Maka sejalan dengan ajaran Islam yang universal dan bercorak seimbang, maka al-wasathiyyah didefinisikan sebagai sebuah metode berpikir, berinteraksi dan berperilaku yang didasari atas sikap tawazun (seimbang) dalam menyikapi dua keadaan perilaku yang dimungkinkan untuk dibandingkan dan dianalisis, sehingga dapat ditemukan sikap yang sesuai dengan kondisi dan tidak bertentangan dengan prinsip-prinsip ajaran agama dan tradisi masyarakat.

Menurut Yusuf Qardhawi (1995), bahwa di antara karakteristik ajaran Islam adalah al-washatiyyah (moderat) atau tawazun (keseimbangan), yakni keseimbangan di antara dua jalan atau dua arah yang saling berhadapan atau bertentangan. Contoh dua arah yang bertentangan seperti spiritualisme dengan materialisme, individu dengan kolektif, konstektual dengan idealisme, dan konsisten dengan perubahan. Prinsip keseimbangan ini sejalan dengan fitrah penciptaan manusia dan alam yang harmonis dan serasi. Sebagaimana diungkapkan dalam Alquran, “Dan Allah telah meninggikan langit dan Dia telah meletakkan mizan (keadilan), supaya kamu tidak melampaui batas tentang mizan itu” (QS. Ar-Rahman [55]:7-8).

Moderasi Islam ini tercermin dalam seluruh ajarannya. Misalnya dalam bidang Akidah, ajaran Islam sesuai dengan fitrah kemanusiaan, berada di tengah antara mereka yang tunduk pada khurafat dan mitos, dan mereka yang mengingkari segala sesuatu yang berwujud metafisik. Selain mengajak beriman kepada yang ghaib, Islam pun mengajak akal manusia untuk membuktikan ajarannya secara rasional. Dalam bidang ibadah, Islam mewajibkan penganutnya untuk melakukan ibadah dalam bentuk dan jumlah yang sangat terbatas, misalnya shalat lima kali dalam sehari, puasa sebulan dalam setahun, dan haji sekali dalam seumur hidup; selebihnya Allah mempersilakan manusia untuk berkarya dan bekerja mencari rezeki Allah di muka bumi.
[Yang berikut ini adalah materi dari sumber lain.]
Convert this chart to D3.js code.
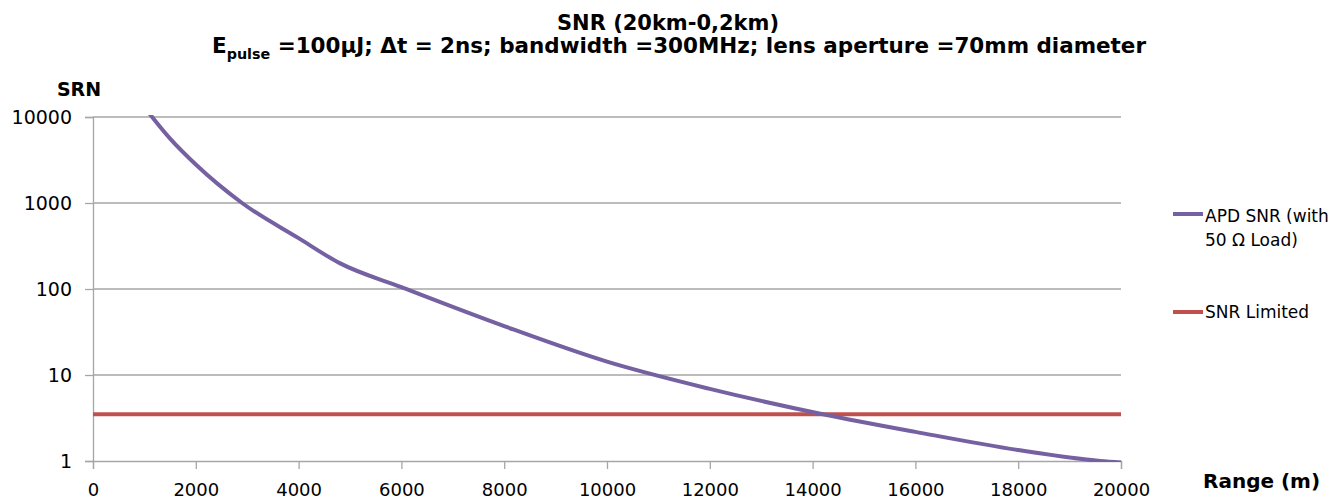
<!DOCTYPE html>
<html>
<head>
<meta charset="utf-8">
<script src="https://cdn.jsdelivr.net/npm/d3@7"></script>
<style>
  body { margin: 0; background: #fff; }
  svg text { font-family: "DejaVu Sans", Verdana, sans-serif; fill: #000; }
  .bold { font-weight: bold; }
</style>
</head>
<body>
<div class="chart"></div>
<script>
// APD SNR (with 50 Ohm load) vs range
var ranges = [1000, 1500, 2000, 2900, 4000, 4800, 6000, 8000, 10000, 12000, 14200, 16000, 18000, 19600, 20000];
var apdSnr = [13000, 5600, 2800, 1000, 390, 200, 105, 37, 14.3, 6.9, 3.5, 2.18, 1.34, 1.0, 0.96];
var snrLimited = 3.5;
var xTicks = [0, 2000, 4000, 6000, 8000, 10000, 12000, 14000, 16000, 18000, 20000];
var yTicks = [1, 10, 100, 1000, 10000];
var seriesNames = ['APD SNR (with', '50 \u03A9 Load)'];
var limitName = 'SNR Limited';

var chart = {
  element: '.chart',
  width: 1337,
  height: 502,
  margin: { top: 117, right: 216, bottom: 41, left: 93 },
  purple: '#7561a1',
  red: '#c0504d',
  grid: '#a6a6a6',

  draw: function(){
    var self = this,
        m = this.margin,
        w = this.width - m.left - m.right,
        h = this.height - m.top - m.bottom;

    var svg = d3.select(this.element).append('svg')
        .attr('width', this.width)
        .attr('height', this.height);

    var x = d3.scaleLinear().domain([0, 20000]).range([m.left, m.left + w]);
    var y = d3.scaleLog().domain([1, 10000]).range([m.top + h, m.top]);

    // gridlines
    svg.append('g').selectAll('line')
        .data(yTicks.slice(1))
      .enter().append('line')
        .attr('x1', m.left).attr('x2', m.left + w)
        .attr('y1', function(d){ return y(d); })
        .attr('y2', function(d){ return y(d); })
        .attr('stroke', this.grid).attr('stroke-width', 1.3);

    // y axis
    var yAxis = svg.append('g')
        .attr('transform', 'translate(' + m.left + ',0)')
        .call(d3.axisLeft(y).tickValues(yTicks).tickFormat(d3.format('d')).tickSize(8).tickPadding(13));
    // x axis
    var xAxis = svg.append('g')
        .attr('transform', 'translate(0,' + (m.top + h) + ')')
        .call(d3.axisBottom(x).tickValues(xTicks).tickSize(8).tickPadding(14).tickFormat(d3.format('d')));

    [yAxis, xAxis].forEach(function(a){
      a.select('.domain').attr('stroke', self.grid).attr('stroke-width', 1.3);
      a.selectAll('.tick line').attr('stroke', self.grid).attr('stroke-width', 1.3);
      a.selectAll('text').attr('fill', '#000');
    });
    yAxis.selectAll('text').style('font-size', '19px');
    xAxis.selectAll('text').style('font-size', '18px');

    svg.append('clipPath').attr('id', 'plot-clip')
      .append('rect')
        .attr('x', m.left).attr('y', m.top - 2)
        .attr('width', w + 2).attr('height', h + 3);

    // SNR limited
    svg.append('line')
        .attr('x1', x(0)).attr('x2', x(20000))
        .attr('y1', y(snrLimited)).attr('y2', y(snrLimited))
        .attr('stroke', this.red).attr('stroke-width', 4);

    // APD curve
    var line = d3.line()
        .x(function(d){ return x(d[0]); })
        .y(function(d){ return y(d[1]); })
        .curve(d3.curveMonotoneX);
    svg.append('path')
        .datum(ranges.map(function(r, i){ return [r, apdSnr[i]]; }))
        .attr('clip-path', 'url(#plot-clip)')
        .attr('fill', 'none')
        .attr('stroke', this.purple)
        .attr('stroke-width', 4)
        .attr('d', line);

    // titles
    svg.append('text').attr('class', 'bold')
        .attr('x', 668).attr('y', 30)
        .attr('text-anchor', 'middle')
        .attr('textLength', 222).attr('lengthAdjust', 'spacingAndGlyphs')
        .style('font-size', '22px')
        .text('SNR (20km-0,2km)');

    var sub = svg.append('text').attr('class', 'bold')
        .attr('x', 212).attr('y', 53)
        .attr('textLength', 934).attr('lengthAdjust', 'spacingAndGlyphs')
        .style('font-size', '21px');
    sub.append('tspan').text('E');
    sub.append('tspan').attr('dy', 6).style('font-size', '14px').text('pulse');
    sub.append('tspan').attr('dy', -6).text(' =100\u00B5J; \u0394t = 2ns; bandwidth =300MHz; lens aperture =70mm diameter');

    svg.append('text').attr('class', 'bold')
        .attr('x', 79).attr('y', 96)
        .attr('text-anchor', 'middle')
        .style('font-size', '19px')
        .text('SRN');

    svg.append('text').attr('class', 'bold')
        .attr('x', 1203).attr('y', 488)
        .style('font-size', '20px')
        .text('Range (m)');

    // legend
    var legend = svg.append('g');
    legend.append('line')
        .attr('x1', 1173).attr('x2', 1203).attr('y1', 214).attr('y2', 214)
        .attr('stroke', this.purple).attr('stroke-width', 4);
    legend.selectAll('text.apd')
        .data(seriesNames)
      .enter().append('text')
        .attr('class', 'apd')
        .attr('x', 1205)
        .attr('y', function(d, i){ return 222 + i * 24; })
        .style('font-size', '17px')
        .text(function(d){ return d; });
    legend.append('line')
        .attr('x1', 1173).attr('x2', 1203).attr('y1', 312).attr('y2', 312)
        .attr('stroke', this.red).attr('stroke-width', 4);
    legend.append('text')
        .attr('x', 1205).attr('y', 318)
        .style('font-size', '17px')
        .text(limitName);

    return svg;
  }
};

chart.draw();
</script>
</body>
</html>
Kemudian dalam bidang akhlak, ajaran Islam mengakui dan memfasilitasi adanya unsur jasad dan ruh pada diri manusia. Dengan adanya unsur jasad manusia didorong untuk selalu menikmati kesenangan dan keindahan yang dikeluarkan oleh bumi, sementara unsur ruh mendorongnya untuk menggapai petujuk langit. Sehingga dengan konsep ini, kehidupan dunia bukanlah penjara tempat manusia disiksa, tapi sebuah nikmat yang harus disyukuri dan sebagai ladang untuk mencapai kehidupan yang lebih kekal di akhirat.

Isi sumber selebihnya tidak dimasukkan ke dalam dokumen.